The exact set can vary by evidence level and by which parts of the runtime are used.

A typical local run looks like:

runs/my-study-2026-06-20T.../
  summary.json
  study_spec.json
  run_policy.json
  run_lineage.json
  environment_snapshot.json
  candidates.jsonl
  trials.jsonl
  observations.jsonl
  method_calls.jsonl
  scheduler_events.jsonl
  prompts/
    prompt-.../prompt.json
  candidates/
    candidate-.../files/...
  trials/
    trial-.../
      candidate/
      candidate.json
      workspace_manifest.json
      evaluator outputs...
  evidence_files/
    trial-.../
      copied outputs when evidence.outputFileStorage: copy

The most important files for debugging are usually summary.json, observations.jsonl, candidates.jsonl, and the corresponding trials/<trial-id>/ directory.

Storage Roles

OptPilot uses a few runtime folders with different jobs.

Runtime storage Purpose
Method workspace Scratch space for one method invocation. Command wrappers often write request files and logs here.
Candidate store Durable handoff area for candidates produced by methods, especially generated files.
Trial workspace Fresh evaluation directory for one trial. trialWorkspace entries are copied here and file candidates are materialized here.
Evidence directory Run-level records, summaries, and retained evaluator outputs.

The evaluator normally reads the trial workspace, not the candidate store. For file candidates, the runner copies files from the candidate store into the trial workspace according to the environment candidate contract.

Output Files

Evaluators may produce logs, JSON summaries, CSV files, SQLite databases, images, or other files inside the trial workspace.

There are two ways those files become visible in evidence:

  • the evaluator returns output_files descriptors
  • the environment config lists outputFiles patterns to collect after evaluation

evidence.outputFileStorage controls whether file bytes are copied into evidence storage:

Value Behavior
reference Evidence records paths to files where they were produced, usually inside trial workspaces.
copy Matching output files are copied into evidence storage so they remain easy to inspect even if trial workspaces are later cleaned up.

Metric values should still be returned or extracted through metrics.
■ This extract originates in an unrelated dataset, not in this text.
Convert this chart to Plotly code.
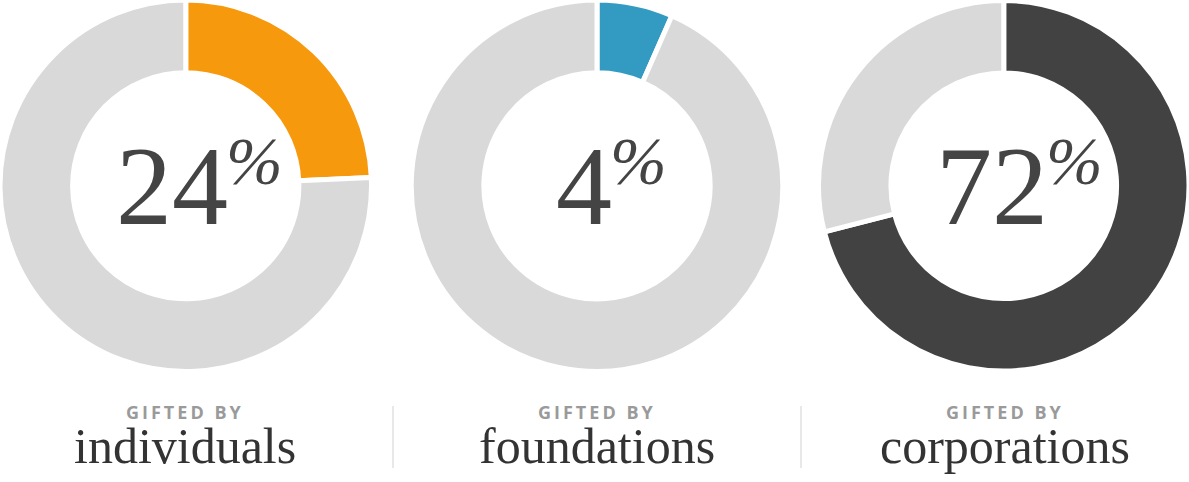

Output files are for supporting evidence, debugging, traces, plots, logs, and databases.

EvidenceView

Methods can inspect previous results through EvidenceView during iterative optimization.

Typical information available through this API includes:

  • observations and metric values
  • trial records
  • candidate records
  • method call records
  • scheduler events
  • method events
  • extracted records
  • evaluator output files and artifacts

This gives methods a stable way to learn from previous trials without parsing raw run files by hand.

def propose(self, n_candidates, study_state, evidence_view):
    recent = evidence_view.observations(limit=3)
    traces = evidence_view.artifacts(kind="json", limit=5)
    rows = evidence_view.records("events", limit=20)
    ...

records(...) reads rows extracted from configured JSONL, CSV, SQLite, or custom record streams. artifacts(...) and output_files(...) return metadata for files produced during evaluation, such as logs, plots, JSON reports, CSV files, or SQLite databases. They return paths and content references so a method can decide what to read.

Resume And Branch

Resume appends more trials to an existing run:

uv run optpilot run examples/studies/job_shop_rule_parameters_baseline.yaml \
  --resume-run-dir path/to/existing-run

Branch starts a new run that records a previous run as its parent:

uv run optpilot run examples/studies/job_shop_rule_parameters_baseline.yaml \
  --branch-from-run-dir path/to/existing-run